My simple question with that metaphor is a philosophical one: « Should we correct something that we know is wrong, even if we have little to no idea of its potential consequences? »

Is the mere fact the thing is wrong (we know for sure it is wrong) enough for us to take action?

I am convinced of the answer: yes it is, we cannot leave it. We have to thrive for science, we have to thrive for truth, even if we don’t know yet the impact of lies. I’m sure we’ll know soon enough anyways.

 

« You, sir, are taking the drama as if it were a real life event. No, it is not. »

Yes, it is real. I believe we had this discussion before, and that I already said the following.

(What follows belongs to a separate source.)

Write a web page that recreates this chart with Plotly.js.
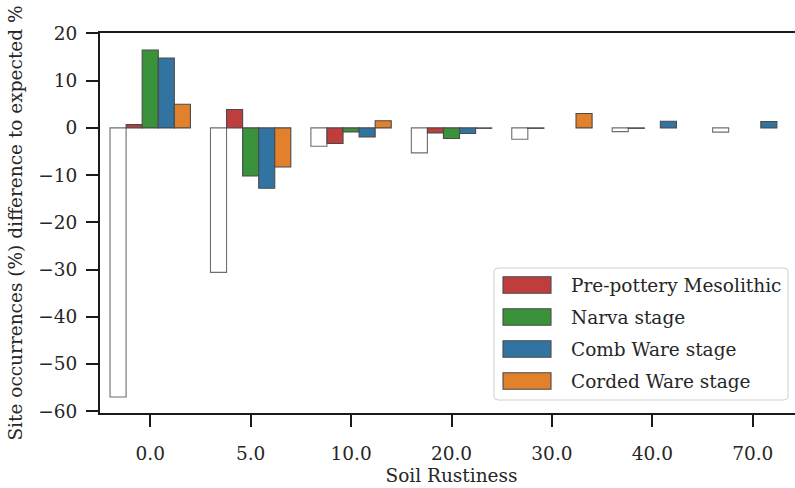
<!DOCTYPE html>
<html>
<head>
<meta charset="utf-8">
<script src="https://cdn.plot.ly/plotly-3.0.1.min.js"></script>
<style>
html, body { margin: 0; padding: 0; overflow: hidden; background: #ffffff; }
#chart { width: 810px; height: 488px; }
</style>
</head>
<body>
<div id="chart"></div>
<script>
// ---- data ----
var categories = ["0.0", "5.0", "10.0", "20.0", "30.0", "40.0", "70.0"];

var allPeriods      = [-57.0, -30.6, -3.9, -5.3, -2.4, -0.8, -0.9];
var prePottery      = [0.7, 3.9, -3.3, -1.05, -0.1, -0.1, null];
var narva           = [16.5, -10.2, -0.85, -2.25, null, null, null];
var combWare        = [14.8, -12.8, -1.9, -1.2, null, 1.4, 1.35];
var cordedWare      = [5.0, -8.3, 1.5, -0.1, 3.05, null, null];

var seriesNames  = ["All periods", "Pre-pottery Mesolithic", "Narva stage", "Comb Ware stage", "Corded Ware stage"];
var seriesValues = [allPeriods, prePottery, narva, combWare, cordedWare];
var seriesColors = ["#ffffff", "#c03d3e", "#3a923a", "#3274a1", "#e1812c"];
var yTicks = [-60, -50, -40, -30, -20, -10, 0, 10, 20];

// ---- layout geometry (pixels) ----
var W = 810, H = 488;
var L = 100, T = 33, R = 7, B = 75;
var plotW = W - L - R, plotH = H - T - B;
function px(x) { return (x - L) / plotW; }
function py(y) { return (H - B - y) / plotH; }

var FONT = "DejaVu Serif, serif";
var TXT = "#262626";

var traces = seriesNames.map(function (name, i) {
  return {
    type: "bar",
    name: name,
    x: categories,
    y: seriesValues[i],
    marker: {
      color: seriesColors[i],
      line: { color: i === 0 ? "#6e6e6e" : "#4a4a4a", width: 1.1 }
    },
    showlegend: false,
    hoverinfo: "x+y+name"
  };
});

// ---- custom legend (matplotlib style wide patches) ----
var shapes = [];
var annotations = [];
var lx0 = 494, lx1 = 788, ly0 = 268, ly1 = 400, rad = 4;
shapes.push({
  type: "path", xref: "paper", yref: "paper",
  path: "M" + px(lx0 + rad) + "," + py(ly0) +
        " L" + px(lx1 - rad) + "," + py(ly0) +
        " Q" + px(lx1) + "," + py(ly0) + " " + px(lx1) + "," + py(ly0 + rad) +
        " L" + px(lx1) + "," + py(ly1 - rad) +
        " Q" + px(lx1) + "," + py(ly1) + " " + px(lx1 - rad) + "," + py(ly1) +
        " L" + px(lx0 + rad) + "," + py(ly1) +
        " Q" + px(lx0) + "," + py(ly1) + " " + px(lx0) + "," + py(ly1 - rad) +
        " L" + px(lx0) + "," + py(ly0 + rad) +
        " Q" + px(lx0) + "," + py(ly0) + " " + px(lx0 + rad) + "," + py(ly0) + " Z",
  fillcolor: "rgba(255,255,255,0.85)",
  line: { color: "#d0d0d0", width: 1 }
});
for (var k = 1; k < seriesNames.length; k++) {
  var cy = 285 + (k - 1) * 32;
  shapes.push({
    type: "rect", xref: "paper", yref: "paper",
    x0: px(503), x1: px(551), y0: py(cy - 8.3), y1: py(cy + 8.3),
    fillcolor: seriesColors[k],
    line: { color: "#4a4a4a", width: 1.1 }
  });
  annotations.push({
    xref: "paper", yref: "paper",
    x: px(569), y: py(cy), xanchor: "left", yanchor: "middle",
    text: seriesNames[k], showarrow: false,
    font: { family: FONT, size: 18.5, color: TXT }
  });
}

var layout = {
  width: W, height: H,
  margin: { l: L, r: R, t: T, b: B, pad: 0 },
  paper_bgcolor: "#ffffff",
  plot_bgcolor: "#ffffff",
  font: { family: FONT, size: 18.5, color: TXT },
  barmode: "group",
  bargap: 0.2,
  bargroupgap: 0,
  showlegend: false,
  xaxis: {
    type: "category",
    range: [-0.5, 6.5],
    showgrid: false, zeroline: false,
    showline: true, linecolor: "#1a1a1a", linewidth: 2, mirror: true,
    ticks: "outside", ticklen: 12, tickwidth: 2, tickcolor: "#1a1a1a",
    ticklabelstandoff: 11,
    tickfont: { family: FONT, size: 18.5, color: TXT },
    title: { text: "Soil Rustiness", font: { family: FONT, size: 18.5, color: TXT }, standoff: 6 },
    automargin: false,
    fixedrange: true
  },
  yaxis: {
    range: [-60.4, 20.1],
    tickvals: yTicks,
    showgrid: false, zeroline: false,
    showline: true, linecolor: "#1a1a1a", linewidth: 2, mirror: true,
    ticks: "outside", ticklen: 12, tickwidth: 2, tickcolor: "#1a1a1a",
    ticklabelstandoff: 5,
    tickfont: { family: FONT, size: 18.5, color: TXT },
    title: { text: "Site occurrences (%) difference to expected %", font: { family: FONT, size: 18.5, color: TXT }, standoff: 11 },
    automargin: false,
    fixedrange: true
  },
  shapes: shapes,
  annotations: annotations
};

Plotly.newPlot("chart", traces, layout, { displayModeBar: false, staticPlot: true });
</script>
</body>
</html>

While you are having legal considerations, the earth keep spinning, and stakeholders are acting according to their own will, they are leaving an impact, in this legal vaccum. Projects are happening, stoves are being developed, for better or worse.

 

« Who cares and why? I have yet to see anybody in the manufactured stove distribution business to claim that s/he relied on WBT to design and sell his/her stove. »

Maybe not totally relied on it, but that it had an important influence on the development of the stove. See what Kirk Harris wrote. I believe he should be concerned.

 

« How do you measure the impact of the unreliability of the WBT? Do you have a methodology?

 *** Why should I care? »

Exactly. I don’t care either. I don’t have to measure the impact. Something unreliable has to give in.

 

« No personal offense intended and I hope you don't take any. »

None taken! We’re here to confront points of view.

 

And as Crispin said, there is an impact.

As I told you Nikhil in my email of the 24/06 :

« I have been struggling for weeks in Benin, back in 2011, performing WBT with different designs of charcoal stoves, the ones from my workshop, as well as traditional or improved ones. CCTs helped me understand better, and eventually I did some sort of KPT, I left stoves at neighbours houses for days, which gave me much more usable data. It was the same with the institutional stoves.

At Prakti, we were also having difficulties with WBT testing, back in 2013 and when working on a charcoal model. We started to focus more on wood and multi fuel stoves and Jiddu and the research team increasingly implemented the HTP in the lab. It helped a lot. 

Vahid and Camilla mentioned how the WBT tests made their work at ILF and Prime Stove difficult.

Crispin mentioned this USaid project in 2007-2008 which was a big failure, largely because of initial incorrect Water Boiling Tests results. Crispin thinks because of this failure, the USaid was reluctant to conduct stove projects for a while. »

 

And Crispin said in yesterday’s email :

« Who was harmed by the WBT? The entire cooking stove industry. Every donor, every stove recipient. Through ignorance or design, the WBT has been impressed upon the stove programmes outside China and India. »

 

All reasons are now gathered to stop using the WBT.

There is no valid reason, none at all, to keep using it now.